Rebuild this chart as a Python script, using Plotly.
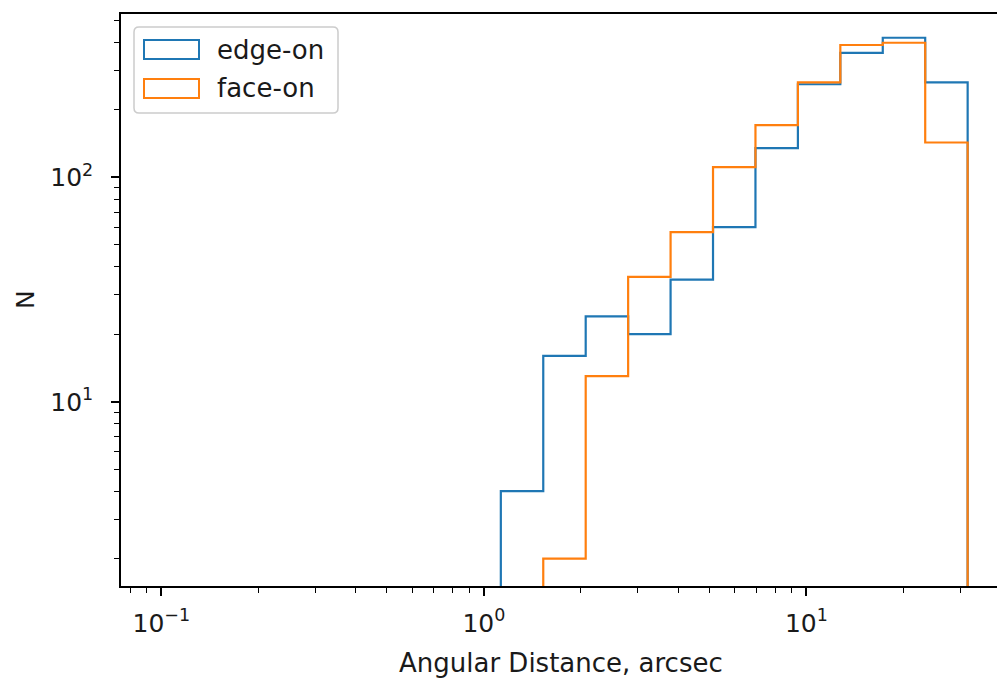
import numpy as np
import plotly.graph_objects as go

# ---- data ----
bin_edges = np.logspace(-1, 1.5, 20)          # 19 log-spaced bins, 0.1 .. 31.6 arcsec
edge_on_counts = [0, 0, 0, 0, 0, 0, 0, 0, 4, 16, 24, 20, 35, 60, 135, 260, 359, 419, 265]
face_on_counts = [0, 0, 0, 0, 0, 0, 0, 0, 0, 2, 13, 36, 57, 111, 171, 265, 389, 398, 143]
series_names = ["edge-on", "face-on"]
series_colors = ["#1f77b4", "#ff7f0e"]
x_tick_vals = [0.1, 1, 10]
x_tick_text = ["10<sup>−1</sup>", "10<sup>0</sup>", "10<sup>1</sup>"]
y_tick_vals = [10, 100]
y_tick_text = ["10<sup>1</sup>", "10<sup>2</sup>"]
x_title = "Angular Distance, arcsec"
y_title = "N"

# ---- layout geometry (pixels) ----
W, H = 997, 682
L, R, T, B = 121, 997, 14, 586
FONT = "DejaVu Sans"
FS = 25
FS_TXT = 26
TXT_COLOR = "#1a1a1a"


def px2x(px):
    return (px - L) / (R - L)


def py2y(py):
    return (B - py) / (B - T)


def step_path(edges, counts, floor=1e-3):
    xs, ys = [edges[0]], [floor]
    for i, c in enumerate(counts):
        v = c if c > 0 else floor
        xs += [edges[i], edges[i + 1]]
        ys += [v, v]
    xs.append(edges[-1])
    ys.append(floor)
    return xs, ys


fig = go.Figure()
for name, counts, color in zip(series_names, [edge_on_counts, face_on_counts], series_colors):
    xs, ys = step_path(bin_edges, counts)
    fig.add_trace(go.Scatter(x=xs, y=ys, mode="lines", name=name,
                             line=dict(color=color, width=2.2), showlegend=False,
                             hoverinfo="skip"))

minor_x = [v * 10.0 ** d for d in (-2, -1, 0, 1) for v in range(2, 10)]
minor_x = [v for v in minor_x if 0.075 < v < 39]
minor_y = [v * 10.0 ** d for d in (0, 1, 2) for v in range(2, 10)]
minor_y = [v for v in minor_y if 1.5 < v < 535]

axis_common = dict(showgrid=False, zeroline=False, showline=True, linecolor="black",
                   linewidth=1.5, ticks="outside", tickcolor="black", tickwidth=1.5,
                   ticklen=8, tickfont=dict(family=FONT, size=FS, color=TXT_COLOR))

fig.update_xaxes(type="log", range=[-1.125, 1.591], tickvals=x_tick_vals, ticktext=x_tick_text,
                 mirror=True, ticklabelstandoff=6,
                 minor=dict(tickvals=minor_x, ticks="outside", ticklen=5, tickwidth=1.2,
                            tickcolor="black"),
                 **axis_common)
fig.update_yaxes(type="log", range=[0.179, 2.728], tickvals=y_tick_vals, ticktext=y_tick_text,
                 ticklabelstandoff=13,
                 minor=dict(tickvals=minor_y, ticks="outside", ticklen=5, tickwidth=1.2,
                            tickcolor="black"),
                 **axis_common)

# ---- legend drawn by hand (matplotlib-style patch handles) ----
lx0, lx1, ly0, ly1, rad = 134, 338, 27, 113, 5
path = (f"M {px2x(lx0 + rad)} {py2y(ly0)} L {px2x(lx1 - rad)} {py2y(ly0)} "
        f"Q {px2x(lx1)} {py2y(ly0)} {px2x(lx1)} {py2y(ly0 + rad)} "
        f"L {px2x(lx1)} {py2y(ly1 - rad)} Q {px2x(lx1)} {py2y(ly1)} {px2x(lx1 - rad)} {py2y(ly1)} "
        f"L {px2x(lx0 + rad)} {py2y(ly1)} Q {px2x(lx0)} {py2y(ly1)} {px2x(lx0)} {py2y(ly1 - rad)} "
        f"L {px2x(lx0)} {py2y(ly0 + rad)} Q {px2x(lx0)} {py2y(ly0)} {px2x(lx0 + rad)} {py2y(ly0)} Z")
shapes = [dict(type="path", xref="paper", yref="paper", path=path,
               line=dict(color="#cccccc", width=1.5), fillcolor="rgba(255,255,255,0.8)")]
annotations = []
handle_rows = [(40, 59), (79, 98)]
for (hy0, hy1), name, color in zip(handle_rows, series_names, series_colors):
    shapes.append(dict(type="rect", xref="paper", yref="paper",
                       x0=px2x(144), x1=px2x(199), y0=py2y(hy1), y1=py2y(hy0),
                       line=dict(color=color, width=2), fillcolor="rgba(0,0,0,0)"))
    annotations.append(dict(text=name, xref="paper", yref="paper", x=px2x(215),
                            y=py2y((hy0 + hy1) / 2), xanchor="left", yanchor="middle",
                            showarrow=False, font=dict(family=FONT, size=FS_TXT, color=TXT_COLOR)))

annotations.append(dict(text=x_title, xref="paper", yref="paper", x=px2x(561), y=py2y(663),
                        xanchor="center", yanchor="middle", showarrow=False,
                        font=dict(family=FONT, size=FS_TXT, color=TXT_COLOR)))
annotations.append(dict(text=y_title, xref="paper", yref="paper", x=px2x(25), y=py2y(300),
                        xanchor="center", yanchor="middle", showarrow=False, textangle=-90,
                        font=dict(family=FONT, size=FS, color=TXT_COLOR)))

fig.update_layout(width=W, height=H, margin=dict(l=L, r=W - R, t=T, b=H - B),
                  paper_bgcolor="white", plot_bgcolor="white", showlegend=False,
                  shapes=shapes, annotations=annotations)

fig.write_html("out.html", config={"displayModeBar": False},
               post_script="document.body.style.margin='0';"
                           "document.body.style.overflow='hidden';")
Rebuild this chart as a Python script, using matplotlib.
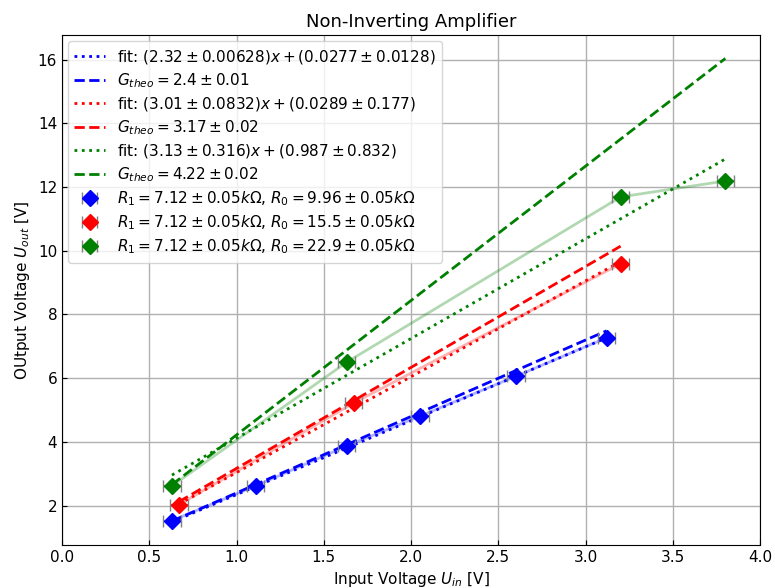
import numpy as np
import matplotlib
matplotlib.use('Agg')
import matplotlib.pyplot as plt

u_in_blue = [0.63, 1.11, 1.63, 2.05, 2.60, 3.12]
u_out_blue = [1.53, 2.62, 3.87, 4.81, 6.06, 7.27]
u_in_red = [0.67, 1.67, 3.20]
u_out_red = [2.03, 5.22, 9.59]
u_in_green = [0.63, 1.63, 3.20, 3.80]
u_out_green = [2.62, 6.50, 11.69, 12.19]

#   Fit and theory parameters
fit_slope = [2.32, 3.01, 3.13]
fit_offset = [0.0277, 0.0289, 0.987]
fit_labels = [r'fit: $(2.32 \pm 0.00628)x + (0.0277 \pm 0.0128)$',
              r'fit: $(3.01 \pm 0.0832)x + (0.0289 \pm 0.177)$',
              r'fit: $(3.13 \pm 0.316)x + (0.987 \pm 0.832)$']
g_theo = [2.4, 3.17, 4.22]
theo_labels = [r'$G_{theo} = 2.4 \pm 0.01$',
               r'$G_{theo} = 3.17 \pm 0.02$',
               r'$G_{theo} = 4.22 \pm 0.02$']
data_labels = [r'$R_1 = 7.12 \pm 0.05k\Omega$, $R_0 = 9.96 \pm 0.05k\Omega$',
               r'$R_1 = 7.12 \pm 0.05k\Omega$, $R_0 = 15.5 \pm 0.05k\Omega$',
               r'$R_1 = 7.12 \pm 0.05k\Omega$, $R_0 = 22.9 \pm 0.05k\Omega$']
colors = ['blue', 'red', 'green']
x_err = 0.05

xs = [u_in_blue, u_in_red, u_in_green]
ys = [u_out_blue, u_out_red, u_out_green]

plt.rcParams['font.size'] = 11

fig = plt.figure(figsize=(7.75, 5.88), dpi=100)
ax = fig.add_axes([0.080, 0.073, 0.901, 0.867])

#   Fit and theory lines
for i in range(3):
    x = np.array(xs[i])
    x_line = np.array([x.min(), x.max()])
    ax.plot(x_line, fit_slope[i] * x_line + fit_offset[i], ':', color=colors[i],
            lw=2, label=fit_labels[i])
    ax.plot(x_line, g_theo[i] * x_line, '--', color=colors[i], lw=2,
            label=theo_labels[i])

#   Data points with error bars
for i in range(3):
    ax.plot(xs[i], ys[i], '-', color=colors[i], alpha=0.3, lw=2)
    ax.errorbar(xs[i], ys[i], xerr=x_err, fmt='D', color=colors[i], ms=8,
                ecolor='gray', capsize=4, elinewidth=1.5, label=data_labels[i],
                zorder=5)

ax.set_xlim(0, 4)
ax.grid(True, color='#b0b0b0', lw=1)
ax.tick_params(direction='in')
ax.set_title('Non-Inverting Amplifier', fontsize=13)
ax.set_xlabel(r'Input Voltage $U_{in}$ [V]')
ax.set_ylabel(r'OUtput Voltage $U_{out}$ [V]')
ax.legend(loc='upper left', labelspacing=0.35, borderaxespad=0.4)

plt.savefig('out.png', dpi=100)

◆ ◆ ◆

**What you have to do**
Up to and including the line containing "import plotly.graph_objects as go", repeat every line from the start of the data, but none of the pictures.

**Solution to this problem**
Rebuild this chart as a Python script, using Plotly.
import numpy as np
import plotly.graph_objects as go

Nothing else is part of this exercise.